Monday, November 13, 2006

Measuring our Humanity

Sukanta Chaudhuri, who is is professor of English at Jadavpur University in Calcutta, has written in today's The Telegraph. He expresses his anguish and rage at all that he sees around him in in his city and society, and emphasises that its in the interests of India's privileged classes to preserve such inhumanity.

Thank you Prof Chaudhuri. I am reminded of Emile Zola's "J'Accuse" in the context of the Dreyfus affair ...

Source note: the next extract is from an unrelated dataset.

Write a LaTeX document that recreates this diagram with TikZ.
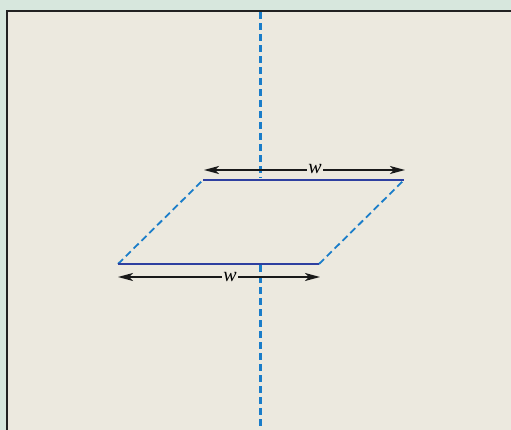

The new order does hold out appalling new threats, including moral disownment of a quarter of our population. ... To sustain this lucrative inhumanity, the population must be so tamed as to expect nothing better. No citizen must be allowed the luxury of self-respect, even to think of himself as a citizen. Public services must be unaccountable and incompetent, while corporate services make up in the former attribute their occasional shortfall in the latter. Hospitals — possible sites of humane care — must be so run that they debase the humanity of both patients and staff. Primary schools for the poor must be so derelict that a child who attends one will learn not to demand anything better in life. Basic services like transport and public hygiene must be so dispensed that we accept stress, humiliation, danger and even death as routine facts of life.

The resultant harm we attribute not to the authorities but to god, if we believe in god. Whether our leaders do so has engaged more debate of late than their material offences against the citizenry.

People like ‘us’ enjoy the luxury of such debates: we are creatures of relative affluence, privilege and leisure. Our abjectness appears when we confront the public services, or entities (like corporate firms) supposedly under public control. It appears blatantly in the contempt of the state of West Bengal towards the Right to Information Act — also, by implication, towards the people denied that right. Again our rulers know that they need not fear: our intelligentsia, which preens itself on its political awareness, is oblivious of the matter.

For the truly humble Indian, the deprivation extends beyond information to education. That is the best way to keep him where he belongs. It would be rather a nuisance to treat him as a fully human being. India’s greatest disgrace, its failure over elementary education, is more than a failure: it is virtually a policy pursued by governments of all hues and sanctioned by the educated public to preserve its hegemony.

Non-performance can be a political strategy, a weapon of power. Our rulers have always known this ... We stand perpetually beholden to an order that will not grant anything as of right, but toss us scraps of favour or bounty if we abase ourselves to it. To imbue an administration with this unlovely image is a political masterstroke but a disaster for democracy. It reduces us as citizens and human beings. It also demeans our masters, but why should they mind?

Graham Greene wrote that no policeman can beat a man up unless, somewhere deep down, that man accepts his victimhood. Masochism can protect the weak and the disheartened from many moral challenges. We are unprepared for the human demands of our situation: like natty Neanderthals, we drive down shiny flyovers to the latest shopping mall. Lost to human self-respect, no wonder we are unhappy.

1 comment:

Anonymous said...

One can understand the disenchenment but cynicism does not lead anywhere. One has to find the short and long term solutions to all problems.